When a will is drafted the person making the will expects the will to state their final wishes in a clear manner regarding how their assets should be distributed on their death.
However, if there are errors in the will making the intentions are unclear or even ambiguous – can the will be altered to correct these?
Historically, where there are errors in a will, the courts have had the power to amend the wills to rectify the errors (known as rectification). However, only in very limited circumstances, will the court rectify a will. These circumstances are detailed in Section 20 of the Administration of Justice Act 1982 which states:
“If a court is satisfied that a will is so expressed that it fails to carry out the testator’s intentions, in consequence –
(a) of a clerical error; or
(b) of a failure to understand his instructions,
it may order that the will shall be rectified as to carry out his intentions.”
The Act did not however give guidance on the interpretation of the word ‘clerical error’ and since the introduction of this statutory provision there have been attempts in number of cases to provide such a definition by the courts.
Two recent cases, which are detailed have given guidance on the issue of rectification and “common sense” seems to have prevailed.
Case Study - Marley v Rawlings 
This case concerned a married couple Mr and Mrs Rawlings whom due to an error on the part of their solicitor executed the will that had been prepared for the other. Each spouse was given by mistake the other’s draft will to sign, therefore Mr Rawlings signed the will meant for Mrs Rawlings and Mrs Rawlings signed the will meant for her husband, their solicitor and his secretary attesting the signatures on both the documents without noticing the error.

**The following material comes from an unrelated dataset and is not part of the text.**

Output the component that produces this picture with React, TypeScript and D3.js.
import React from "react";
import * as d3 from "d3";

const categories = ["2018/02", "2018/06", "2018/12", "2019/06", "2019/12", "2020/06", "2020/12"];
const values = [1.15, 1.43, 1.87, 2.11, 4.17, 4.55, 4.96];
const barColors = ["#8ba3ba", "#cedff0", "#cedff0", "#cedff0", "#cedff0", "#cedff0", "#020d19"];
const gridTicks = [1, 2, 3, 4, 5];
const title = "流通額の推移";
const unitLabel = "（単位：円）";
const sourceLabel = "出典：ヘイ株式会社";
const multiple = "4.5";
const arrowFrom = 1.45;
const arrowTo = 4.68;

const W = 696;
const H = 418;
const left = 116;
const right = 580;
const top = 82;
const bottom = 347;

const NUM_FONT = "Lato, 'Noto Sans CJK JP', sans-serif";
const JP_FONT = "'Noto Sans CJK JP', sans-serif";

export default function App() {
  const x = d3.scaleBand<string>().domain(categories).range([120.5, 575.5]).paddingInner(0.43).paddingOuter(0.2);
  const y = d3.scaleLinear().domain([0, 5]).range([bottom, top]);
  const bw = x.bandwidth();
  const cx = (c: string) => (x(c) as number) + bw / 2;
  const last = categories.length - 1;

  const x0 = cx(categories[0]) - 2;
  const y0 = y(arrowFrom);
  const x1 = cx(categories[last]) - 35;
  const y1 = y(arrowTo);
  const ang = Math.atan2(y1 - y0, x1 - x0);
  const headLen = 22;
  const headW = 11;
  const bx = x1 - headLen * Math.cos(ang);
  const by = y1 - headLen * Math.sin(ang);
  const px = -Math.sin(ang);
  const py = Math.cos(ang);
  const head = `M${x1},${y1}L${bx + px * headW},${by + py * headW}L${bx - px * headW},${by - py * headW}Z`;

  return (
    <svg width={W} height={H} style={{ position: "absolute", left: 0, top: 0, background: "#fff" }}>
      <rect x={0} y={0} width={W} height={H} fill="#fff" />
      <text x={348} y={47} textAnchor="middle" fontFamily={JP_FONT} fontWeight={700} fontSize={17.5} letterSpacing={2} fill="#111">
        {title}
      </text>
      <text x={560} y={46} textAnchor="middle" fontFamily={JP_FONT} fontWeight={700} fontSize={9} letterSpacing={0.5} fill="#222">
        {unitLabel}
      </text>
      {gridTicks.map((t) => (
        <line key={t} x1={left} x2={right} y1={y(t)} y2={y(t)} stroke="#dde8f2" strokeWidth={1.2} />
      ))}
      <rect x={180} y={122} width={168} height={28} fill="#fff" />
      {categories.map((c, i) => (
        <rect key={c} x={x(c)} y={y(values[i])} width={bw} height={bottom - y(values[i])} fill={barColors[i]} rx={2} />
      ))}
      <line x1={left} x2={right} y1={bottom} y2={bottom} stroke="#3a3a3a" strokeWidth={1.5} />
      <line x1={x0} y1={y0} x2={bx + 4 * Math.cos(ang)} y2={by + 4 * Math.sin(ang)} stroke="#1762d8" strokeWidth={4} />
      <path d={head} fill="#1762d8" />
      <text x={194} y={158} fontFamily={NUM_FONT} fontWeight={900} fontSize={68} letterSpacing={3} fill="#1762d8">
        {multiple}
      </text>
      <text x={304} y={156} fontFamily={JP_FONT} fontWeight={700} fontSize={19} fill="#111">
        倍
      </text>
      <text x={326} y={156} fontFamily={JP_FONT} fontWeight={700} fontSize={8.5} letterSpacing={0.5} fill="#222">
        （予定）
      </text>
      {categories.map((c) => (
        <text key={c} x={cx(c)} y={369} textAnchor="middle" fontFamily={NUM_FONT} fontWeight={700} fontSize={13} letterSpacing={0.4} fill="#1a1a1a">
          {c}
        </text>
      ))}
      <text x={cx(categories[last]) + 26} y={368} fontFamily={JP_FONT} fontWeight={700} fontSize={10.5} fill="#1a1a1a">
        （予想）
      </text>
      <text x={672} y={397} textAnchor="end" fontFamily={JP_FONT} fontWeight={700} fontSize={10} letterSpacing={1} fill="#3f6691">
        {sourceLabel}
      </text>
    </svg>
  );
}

The wills which were on identical terms, commonly known as a mirror will, the only difference being the identity of the maker. The wills left everything to a Mr Marley whom the couple had treated like a son although he was not related to the couple. It was only in 2006 when Mr Rawlings passed away that the error was discovered.
Mr and Mrs Rawlings’ two sons contested the will and challenged the validity of Mr Rawlings’ will, if the will was considered to be invalid by the court, Mr Rawlings would have died intestate and therefore the sons would have been entitled to £70,000. Mr Marley began court proceedings based on the case that Mr Rawlings’ will should be rectified so it recorded what he had intended. The case proceeded to the Supreme Court, overruling the decision by the Court of Appeal. Mr Rawlings will was found to be valid and ‘Clerical error’ was stated to include errors involving office work of a relatively routine nature such as preparing, filing, sending and organising the execution of a document.
The Judge also noted that when the courts are faced with the task of interpretation or construction of a contract, the court will try to find the intention of the party or parties by interpreting the words used in their documentary, factual and commercial context, and that the same approach should also apply to interpreting wills.
Case Study - Brooke v Purton and Others 
This is the first case to be decided since Marley v Rawlings and concerns a Testator, Mr Huntley whom wanted to divide up his substantial estate which was worth approximately £7m on his death equally between his five children and his cohabitee. Due to his concerns of the ability of two of his minor children to manage a large inheritance, he on the advice of his solicitor agreed to arrange a discretionary trust which was to include his business assets – the principal component of his estate, with the other, less valuable assets making up the residue.
Due to an error by his solicitor, there was nothing to enter the trust as the net chargeable value of the estate after deduction of reliefs was £1.5 m and everything would pass under the absolute gift of residue, against the specific wishes of the Testator.
David Donaldson QC, sitting as a Deputy High Court judge stated that it was clear that the literal reading of the will could not plausibly represent the intentions of Mr Huntley, and that “it is clear that something had gone seriously wrong and how”.
He went on to state that the Testator’s will should be simply interpreted to give effect to their intentions and to achieve this, a Clause in the will was to be construed as being omitted. In doing so David Donaldson stated that it was not necessary to consider rectification, which he said he would have used if necessary to come to the same conclusion.
Interpret or rectify?
So in the light of Marley v Rawlings, are the courts to interpret or rectify a will – does it matter? Lord Neuberger stated that however it is by no means simply an academic issue of categorisation which particular approach is used.
If the approach is that of interpretation, then the document in question has, and has always had, the meaning and effect as determined by the court. If however the approach is one of rectification, “then the document, as rectified, has a different meaning from that which it appears to have on its face, and the court would have jurisdiction to refuse rectification or to grant it on terms.”
It also has to be noted that Administration of Justice Act 1982, s 20(2) states that no application for rectification under subsection 20 (1) can be made more than six months after the grant of probate.
However, what is apparent is the fact that the courts are adopting a common sense and commercial approach to interpretation of wills, wishing to uphold the Testator’s last intentions.